Сам Иосиф Филиппович в письме к Анастасии Ивановне как-то писал о своей сестре:
…Женя моя, по моему глубокому убеждению, действительно хороший и достойный уважения человек – бескорыстный, в основе своей – добрый, отзывчивый, иногда – самоотверженный и в лучшие свои полосы и минуты – одухотворенный. Она – поэт Божьей милостью, и не потому, что пишет хорошие стихи, а по природе своего мышления и чувствования.
Но тут мы вступаем в область смешанного, амальгамы добра и зла, большого и маленького. Она поэт, и потому ею правят не разум и воля, а чувство – иногда глубокое и прекрасное (так бывает часто, но не всегда, в ее стихах), а иногда (и не редко) поверхностное, импульсивное, смесь дерзкого, безответственного с истинным и светлым, женского и даже бабьего с просветленным.
Оглядываясь назад, вижу эту чудом уцелевшую троицу то ли в ореховой сказочной скорлупке, то ли в утлой лодочке, плывущей по волнам советского быта и сложных внутрисемейных отношений.
Они сумели выжить и прожили свою жизнь, как говорят актеры, «в предлагаемых обстоятельствах», никого не оговорив и не предав.

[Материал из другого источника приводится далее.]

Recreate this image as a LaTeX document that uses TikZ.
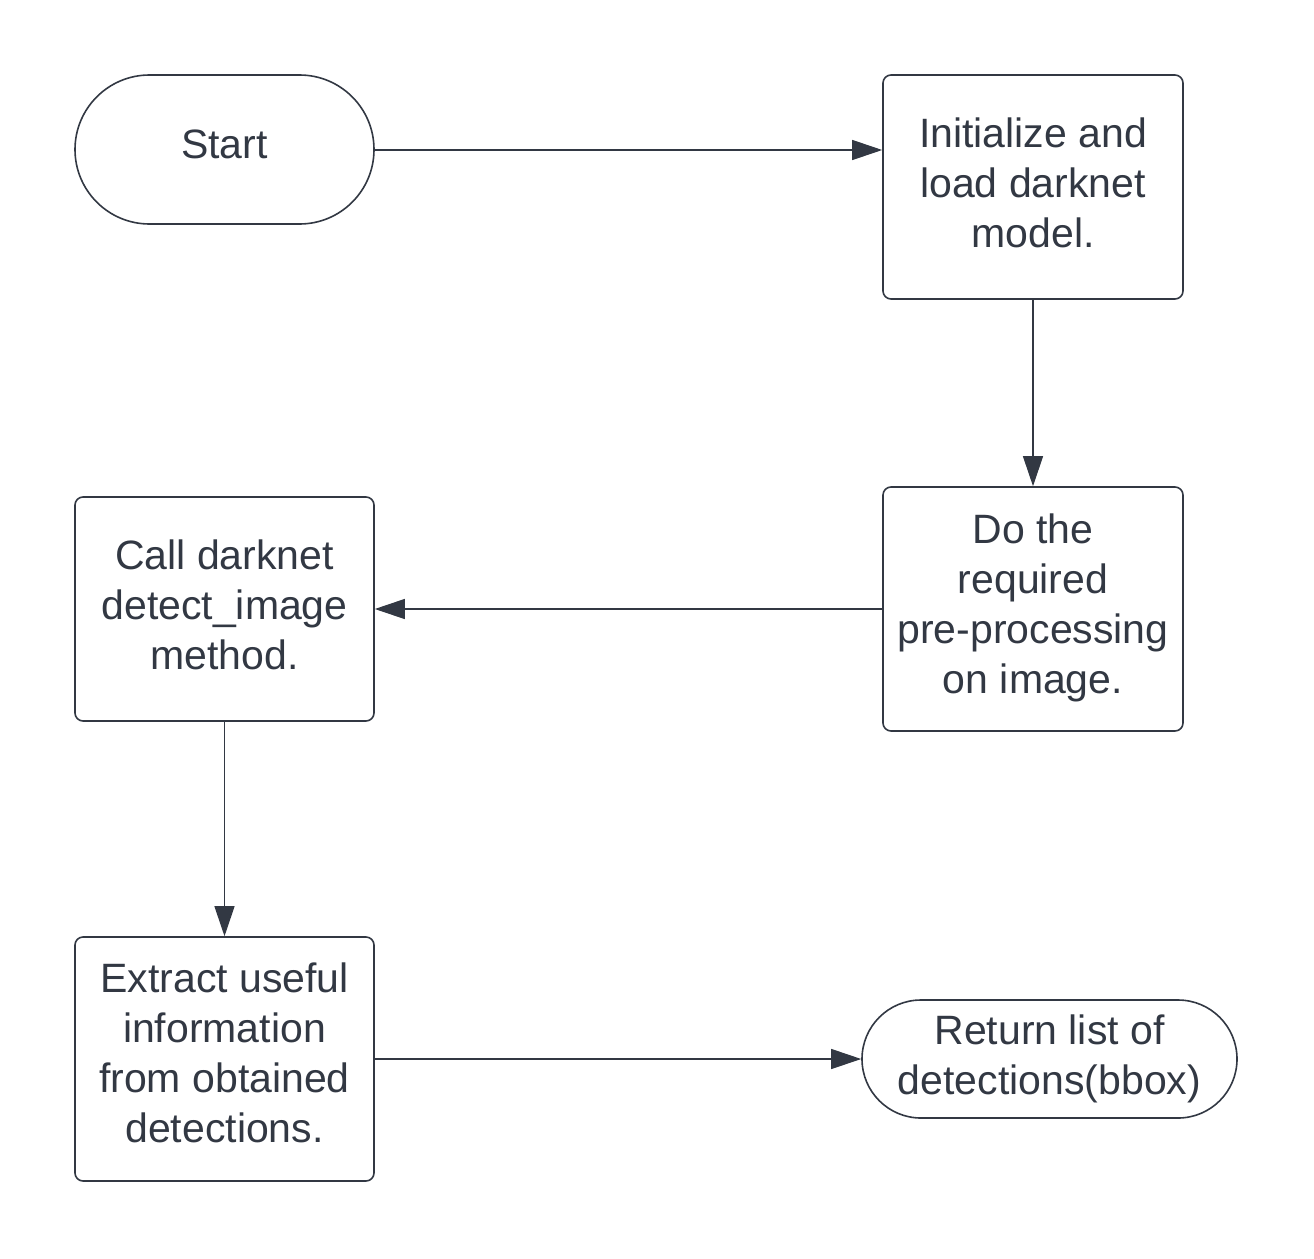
\documentclass[tikz,border=0pt]{standalone}
\usepackage{fontspec}
\setmainfont{Liberation Sans}
\usetikzlibrary{arrows.meta,shapes.misc}
\definecolor{ink}{HTML}{323843}
\begin{document}
\begin{tikzpicture}[x=1pt,y=-1pt,
  txt/.style={font=\fontsize{41}{50}\selectfont, text=ink, align=center, inner sep=0pt},
  proc/.style={draw=ink, line width=1.6pt, rounded corners=8pt, minimum width=300pt, inner sep=0pt},
  term/.style={draw=ink, line width=1.6pt, rounded rectangle, inner sep=0pt},
  conn/.style={draw=ink, line width=1.2pt, -{Triangle[length=30pt,width=20pt]}}]
\useasboundingbox (0,0) rectangle (1314,1258);
\node[term, minimum width=299pt, minimum height=149pt,
  label={[txt,yshift=5pt]center:Start}] (start) at (224.5,149.5) {};
\node[proc, minimum height=224pt,
  label={[txt,yshift=4pt]center:{Initialize and\\load darknet\\model.}}] (init) at (1033,187) {};
\node[proc, minimum height=244pt,
  label={[txt,yshift=1pt]center:{Do the\\required\\pre-processing\\on image.}}] (pre) at (1033,609) {};
\node[proc, minimum width=299pt, minimum height=224pt,
  label={[txt,yshift=4pt]center:{Call darknet\\detect\_image\\method.}}] (call) at (224.5,609) {};
\node[proc, minimum width=299pt, minimum height=244pt,
  label={[txt,yshift=6pt]center:{Extract useful\\information\\from obtained\\detections.}}] (extract) at (224.5,1059) {};
\node[term, minimum width=375pt, minimum height=118pt,
  label={[txt]center:{Return list of\\detections(bbox)}}] (ret) at (1049.5,1059) {};
\draw[conn] (start.east |- 0,150) -- (init.west |- 0,150);
\draw[conn] (init) -- (pre);
\draw[conn] (pre) -- (call);
\draw[conn] (call) -- (extract);
\draw[conn] (extract) -- (ret);
\end{tikzpicture}
\end{document}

Помню, было у меня минутное разочарование после прочтения его книги о Петре Ильиче Чайковском, которую Иосиф Филиппович мне подарил. Наткнулся на пассажи о «никем не контролируемой царской власти», которая «выворачивала с корнем молодую поросль передовой русской культуры», вспоминал Тараса Шевченко, томившегося в ссылке, призывавшего точить топор и будить власть. Все это меня тогда неприятно зацепило, как будто автор прошел мимо, не заметив Тургенева, Толстого, Достоевского, Чехова, поднявшихся, несмотря на «цензурный намордник, грозивший русской литературе скоропостижной смертью от удушья».
Но после, поразмыслив, понял, что такими аллюзиями не напрямую он, возможно, пытался обратить внимание читателя на существующий порядок вещей в современной ему советской реальности, где уж действительно и «намордник» был, и «удушье», и только такими прозрачными намеками, вероятно, и можно было иносказательно выразиться на эту тему, не опасаясь серьезных последствий.
Думаю, он осознавал, какую цену приходится платить за естественное стремление выжить в этих «предлагаемых обстоятельствах» и при этом не потерять свою живую мысль, способность воспринимать мир адекватно.